I have been using Photoshop and other products in Adobe’s Creative Suite, beginning with the original CS and through the last version of CS6. As you know, Adobe recently moved to a subscription model and called it the Creative Cloud (CC). Individual products in the CC are suffixed with CC to identify them with the creative cloud, or what I called in an earlier post “Captive Consumer.” In this post, I am affixing another meaning to CC: Creative Censor.
Curious Customer Not Welcome
You see, I am a curious sort. I want to learn new things even though I am an old dog. One idea that intrigued me recently was to add a conditional branch to Photoshop actions I develop for various purposes. A little search took me to several posts on private blogs and one on the Adobe Help site. Its title “Photoshop Help / Adding conditional actions | CC, CS6” was exactly what I was looking for (see screen capture above.)
I carefully read the instructions, but I could not find the “Insert Conditional” option in the Actions menu. Please pay attention to the versions of Photoshop it applies under the heading “Applies To” on the top left. It visibly lists Photoshop CS6 and Photoshop CC, the old and the new versions.
Puzzled by the missing option on my menu, I did what the page suggested at the bottom: Discuss This Page. I logged in as a registered Adobe user and wrote a comment which said something like:
“I am using Photoshop 13.0.1 and cannot locate the Insert Conditional menu item. Could you please tell me how to proceed?” Strange as it may sound, I am paraphrasing myself since my question is no longer there. But wait, there’s more …
I kept searching and reading and asking questions on other forums where someone replied by saying “You have a perpetual license version of photoshop cs6 13.01. The conditional actions were added to the subscription version of photoshop cs6 13.1 (creative cloud)” [sic] Essentially, Adobe was referring to the new product as Photoshop CS6 and Photoshop CC where the CS6 also referred to the older version, thus creating unnecessary confusion.
So, I went back to the Adobe Help page again and added to my previous comment by saying something like (paraphrasing again) “I since have learned that Photoshop CS6 does not mean Photoshop CS6 but only Photoshop CS6. Is there a VP of confusion at Adobe? Why are you using the confusing reference to Photoshop CS6 to mean the old and the new versions?”
Oh, the mighty moderators did not like my sarcasm and deleted the comment altogether. Later I went back and saw the missing comment (or did not see it) and wrote another comment “Why bother to discuss this page since you delete the comments and questions you do not like. A shame”, or something like that. And I meant that, Shame! Yes, it is their forum, yes, they control the content, but by inviting me to “Discuss This Page.” They are making an offer and I am accepting it. And, with clean language, I am expressing how confusing that page is, where it is supposed to help the users.

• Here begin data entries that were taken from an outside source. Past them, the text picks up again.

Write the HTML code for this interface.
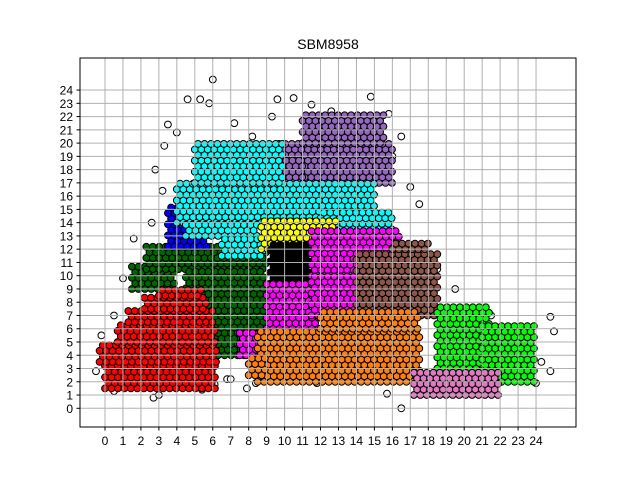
<!DOCTYPE html>
<html><head><meta charset="utf-8"><style>
body{margin:0;background:#fff}
svg{display:block;font-family:"Liberation Sans","DejaVu Sans",sans-serif}
</style></head><body>
<svg id="chart" width="640" height="480" viewBox="0 0 640 480">
<rect width="640" height="480" fill="#fff"/>
<text x="328" y="49" text-anchor="middle" font-size="14">SBM8958</text>
<g id="pts"></g>
<g id="grid"></g>
<rect x="80" y="58" width="496" height="369" fill="none" stroke="#000" stroke-width="1"/>
<g id="ticks"></g>
</svg>
<script>
const xTicks=[0,1,2,3,4,5,6,7,8,9,10,11,12,13,14,15,16,17,18,19,20,21,22,23,24];
const yTicks=[0,1,2,3,4,5,6,7,8,9,10,11,12,13,14,15,16,17,18,19,20,21,22,23,24];
// cluster regions (drawn in order): color, x0, x1, y0, y1
const clusterColors=[
"#006400","#006400","#006400",
"#ff0000","#ff0000","#ff0000","#ff0000","#ff0000","#ff0000",
"#0000ff",
"#9467bd","#9467bd","#9467bd",
"#00ffff","#00ffff","#00ffff","#00ffff","#00ffff",
"#ffff00","#000000",
"#ff00ff","#ff00ff","#ff00ff","#ff00ff",
"#8c564b","#8c564b",
"#ff7f0e","#ff7f0e","#ff7f0e",
"#00ff00","#00ff00",
"#e377c2"];
const clusterX0=[1.5,2.3,4.5, 0,-0.3,0.7,1.3,2.2,3, 3.5, 9.5,11,9, 4,5,4.5,6.5,12, 8.7,9.2, 11.5,9,11.5,7.5, 14,16, 8.5,12,8, 18.5,21, 17.2];
const clusterX1=[4,9,9, 6.2,6.2,6.2,6,5.8,5.5, 5.8, 16,15.5,11, 15,10,8.5,9,16, 13,11.5, 16.5,12,14,9, 18.5,18, 17.5,17.5,9, 21.5,24, 22];
const clusterY0=[9,10.5,4, 1.5,3.5,5,6.5,7.5,8.5, 12.2, 17,20,17, 14,17,13,11.5,13.5, 12,9.4, 10,6,7,4, 7,12, 2,6,2.5, 3,2, 1];
const clusterY1=[11,12.3,10.5, 3.5,5,6.5,7.5,8.5,9.2, 15.5, 20,22.5,19, 17,20,14,13,15, 14.2,12.6, 13.5,9.5,10,6, 12,12.5, 6,7.5,4, 8,6.5, 3];
const whiteX=[6,4.6,5.3,5.8,9.6,10.5,11.5,12.6,14.8,15.8,3.5,3.3,2.8,3.2,2.6,1.6,1,0.5,-0.2,-0.5,0.5,2.7,3,4.4,5.4,6.1,7.9,8.4,11.8,15.7,16.5,24,24.3,25,24.8,24.8,21.5,19.5,18.5,17.8,17.5,17,16.5,16,4,7.2,8.2,9.3,13,11,6.8,7,10.2,1.5];
const whiteY=[24.8,23.3,23.3,23,23.3,23.4,22.9,22.4,23.5,22.2,21.4,19.8,18,16.4,14,12.8,9.8,7,5.5,2.8,1.3,0.8,1,1.6,1.4,1.8,1.5,1.9,1.9,1.1,0,1.9,3.5,5.8,6.9,2.8,7,9,10.5,12.3,15.4,16.7,20.5,19,20.8,21.5,20.5,22,2.5,2.8,2.2,2.2,3.8,3.8];
const X=v=>105+v*17.96, Y=v=>408.3-v*13.26;
const NS="http://www.w3.org/2000/svg";
const pts=document.getElementById('pts');
function dot(x,y,c){
  const e=document.createElementNS(NS,'circle');
  e.setAttribute('cx',X(x).toFixed(1));e.setAttribute('cy',Y(y).toFixed(1));
  e.setAttribute('r','3.4');e.setAttribute('fill',c);e.setAttribute('stroke','#000');e.setAttribute('stroke-width','1');
  
  
  pts.appendChild(e);
}
for(let i=0;i<whiteX.length;i++) dot(whiteX[i],whiteY[i],'#fff');
for(let k=0;k<clusterColors.length;k++){
  const dy=0.42,dx=0.36;let row=0;
  for(let y=clusterY0[k];y<=clusterY1[k];y+=dy,row++){
    for(let x=clusterX0[k]+(row%2?dx/2:0);x<=clusterX1[k];x+=dx) dot(x,y,clusterColors[k]);
  }
}
const g=document.getElementById('grid'),t=document.getElementById('ticks');
function line(p,x1,y1,x2,y2,c,w,name){const e=document.createElementNS(NS,'line');e.setAttribute('x1',x1);e.setAttribute('y1',y1);e.setAttribute('x2',x2);e.setAttribute('y2',y2);e.setAttribute('stroke',c);e.setAttribute('stroke-width',w);


p.appendChild(e);}
function txt(x,y,s,a,name){const e=document.createElementNS(NS,'text');e.setAttribute('x',x);e.setAttribute('y',y);e.setAttribute('text-anchor',a);e.setAttribute('font-size','12');e.textContent=s;


t.appendChild(e);}
xTicks.forEach(v=>{const x=X(v);line(g,x,58,x,427,'#b0b0b0',1,'x-gridline');line(t,x,427,x,430.5,'#000',1,'x-tick');txt(x,445,String(v),'middle','x-tick-label');});
yTicks.forEach(v=>{const y=Y(v);line(g,80,y,576,y,'#b0b0b0',1,'y-gridline');line(t,76.5,y,80,y,'#000',1,'y-tick');txt(73,y+4.5,String(v),'end','y-tick-label');});
</script>
</body></html>
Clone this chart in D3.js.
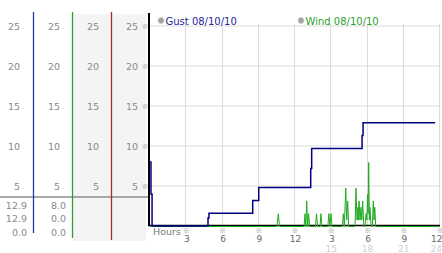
<!DOCTYPE html>
<html>
<head>
<meta charset="utf-8">
<script src="https://cdn.jsdelivr.net/npm/d3@7"></script>
<style>
body { margin: 0; background: #fff; }
svg { display: block; }
text { font-family: "DejaVu Sans", Verdana, sans-serif; }
.mark { font-family: "Noto Sans CJK JP", "Noto Sans CJK SC", sans-serif; }
</style>
</head>
<body>
<svg id="chart" width="442" height="253"></svg>
<script>
// values
const yTicks = [5, 10, 15, 20, 25];
const hourTicks = [3, 6, 9, 12, 15, 18, 21, 24];
const hourLabels = ["3", "6", "9", "12", "3", "6", "9", "12"];
const dayLabels = ["", "", "", "", "15", "18", "21", "24"];
const legendNames = ["Gust 08/10/10", "Wind 08/10/10"];
const gustStats = ["12.9", "12.9", "0.0"];
const windStats = ["8.0", "0.0", "0.0"];

// gust (stepped)
const gustHours  = [0, 0.08, 0.17, 4.8, 4.88, 8.5, 9.0, 13.3, 13.38, 17.55, 17.63, 23.6];
const gustValues = [8.0, 4.0, 0, 1.0, 1.6, 3.2, 4.8, 7.2, 9.7, 11.3, 12.9, 12.9];

// wind (spiky)
const windHours = [0, 10.5, 10.62, 10.72,
  12.75, 12.83, 12.9, 12.97, 13.05, 13.13, 13.22,
  13.7, 13.78, 13.87, 14.07, 14.15, 14.23,
  14.72, 14.8, 14.89, 14.98, 15.07,
  15.92, 16.0, 16.08, 16.2, 16.28, 16.36, 16.45,
  16.97, 17.05, 17.13, 17.2, 17.25, 17.3, 17.38, 17.46, 17.53, 17.6, 17.7,
  17.8, 17.88, 17.95, 18.0, 18.05, 18.1, 18.15, 18.2, 18.3,
  18.4, 18.48, 18.54, 18.6, 18.68, 24];
const windValues = [0, 0, 1.6, 0,
  0, 1.6, 0, 3.2, 0, 1.6, 0,
  0, 1.6, 0, 0, 1.6, 0,
  0, 1.6, 0, 1.6, 0,
  0, 1.6, 0, 4.8, 0.8, 3.2, 0,
  0, 4.8, 0.8, 2.4, 0.8, 3.2, 0.8, 2.4, 0.8, 3.2, 0,
  0, 1.6, 0.8, 4.0, 1.6, 8.0, 0.8, 2.4, 0,
  0, 3.2, 0.8, 2.4, 0, 0];

const svg = d3.select("#chart");

const x = d3.scaleLinear().domain([0, 24]).range([150, 440]);
const y = d3.scaleLinear().domain([0, 25]).range([226, 26]);

// left panel: four columns of y labels
const colEnds = [20, 60, 99, 138];
const colLines = [{x: 33.5, y2: 233, c: "#1f3c9c"}, {x: 72.5, y2: 238, c: "#2e9e2e"}, {x: 111.5, y2: 240, c: "#b02828"}];

svg.append("rect").attr("x", 73).attr("y", 14).attr("width", 73).attr("height", 227).attr("fill", "#f4f4f4");

colEnds.forEach(cx => {
  const g = svg.append("g")
    .attr("transform", `translate(${cx + 3},0)`)
    .call(d3.axisLeft(y).tickValues(yTicks).tickSize(0).tickPadding(3));
  g.select(".domain").remove();
  g.selectAll("text").attr("fill", "#8a8a8a").attr("font-size", 9.5)
    .attr("font-family", '"DejaVu Sans", Verdana, sans-serif');
});

// small markers next to the inner labels
svg.selectAll(".ymark").data(yTicks).enter().append("text")
  .attr("class", "mark")
  .attr("x", 145).attr("y", d => y(d) + 2.5)
  .attr("text-anchor", "middle").attr("font-size", 7).attr("fill", "#999")
  .text("※");

// separator line
svg.append("line").attr("x1", 0).attr("x2", 149).attr("y1", 197).attr("y2", 197)
  .attr("stroke", "#a8a8a8").attr("stroke-width", 2);

colLines.forEach(d => {
  svg.append("line").attr("x1", d.x).attr("x2", d.x).attr("y1", 12).attr("y2", d.y2)
    .attr("stroke", d.c).attr("stroke-width", 1.3);
});

// stats below the separator
const statRows = [209, 222, 236];
[[gustStats, 27], [windStats, 66]].forEach(([vals, ex]) => {
  svg.selectAll(null).data(vals).enter().append("text")
    .attr("x", ex).attr("y", (d, i) => statRows[i])
    .attr("text-anchor", "end").attr("font-size", 9.5).attr("fill", "#8a8a8a")
    .text(d => d);
});

// grid
svg.append("g").selectAll("line").data(yTicks).enter().append("line")
  .attr("x1", x(0)).attr("x2", x(24)).attr("y1", d => y(d)).attr("y2", d => y(d))
  .attr("stroke", "#dcdcdc");
svg.append("g").selectAll("line").data(hourTicks).enter().append("line")
  .attr("x1", d => Math.round(x(d)) - 0.5).attr("x2", d => Math.round(x(d)) - 0.5)
  .attr("y1", 24).attr("y2", y(0))
  .attr("stroke", "#dcdcdc");

// legend
const legend = svg.append("g");
[[161, legendNames[0], "#1e2896"], [301, legendNames[1], "#2ca02c"]].forEach(([lx, name, c]) => {
  legend.append("circle").attr("cx", lx).attr("cy", 20.5).attr("r", 3)
    .attr("fill", "#a0a0a0").attr("stroke", "#d0d0d0");
  legend.append("text").attr("x", lx + 4.5).attr("y", 24.5)
    .attr("font-size", 10).attr("fill", c).text(name);
});

// series
const windData = windHours.map((h, i) => [h, windValues[i]]);
const gustData = gustHours.map((h, i) => [h, gustValues[i]]);

// axes lines
svg.append("line").attr("x1", 149).attr("x2", 149).attr("y1", 13).attr("y2", y(0))
  .attr("stroke", "#000").attr("stroke-width", 2);
svg.append("line").attr("x1", 148).attr("x2", 440).attr("y1", y(0) - 0.5).attr("y2", y(0) - 0.5)
  .attr("stroke", "#000").attr("stroke-width", 1.5);

svg.append("path").datum(windData)
  .attr("fill", "none").attr("stroke", "#22aa22").attr("stroke-width", 1)
  .attr("d", d3.line().x(d => x(d[0])).y(d => y(d[1]) + 0.5));

svg.append("path").datum(gustData)
  .attr("fill", "none").attr("stroke", "#000080").attr("stroke-width", 1.5)
  .attr("d", d3.line().curve(d3.curveStepAfter).x(d => x(d[0])).y(d => y(d[1])));

// bottom axis
svg.append("text").attr("x", 153).attr("y", 235).attr("font-size", 9.5).attr("fill", "#777").text("Hours");

const last = hourTicks.length - 1;
const xAxis = svg.append("g")
  .attr("transform", `translate(0,${y(0)})`)
  .call(d3.axisBottom(x).tickValues(hourTicks).tickSize(0).tickPadding(9.5)
    .tickFormat((d, i) => hourLabels[i]));
xAxis.select(".domain").remove();
xAxis.selectAll("text").attr("fill", "#666").attr("font-size", 9)
  .attr("font-family", '"DejaVu Sans", Verdana, sans-serif')
  .attr("text-anchor", (d, i) => i === last ? "end" : "middle")
  .attr("dx", (d, i) => i === last ? 2 : 0);

svg.selectAll(".xday").data(hourTicks).enter().append("text")
  .attr("class", "xday")
  .attr("x", (d, i) => i === last ? x(d) + 2 : x(d)).attr("y", 252)
  .attr("text-anchor", (d, i) => i === last ? "end" : "middle")
  .attr("font-size", 9).attr("fill", "#d0d0d0")
  .text((d, i) => dayLabels[i]);

svg.selectAll(".xmark").data(hourTicks).enter().append("text")
  .attr("class", "mark")
  .attr("x", d => x(d)).attr("y", 233)
  .attr("text-anchor", "middle").attr("font-size", 7).attr("fill", "#999")
  .text("※");
</script>
</body>
</html>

What is wrong with these companies? The bigger they become, the more draconian they are. If you want registered visitors to discuss your content, you need to be grown up enough to accept negative comments along with the positive you seem to be expecting.
I repeat my admonition to Adobe, shame on you to censor the user comment that you openly invited. And accept the fact that using Photoshop CS6 to refer to two different products is decidedly confusing.
But again, maybe that is the purpose!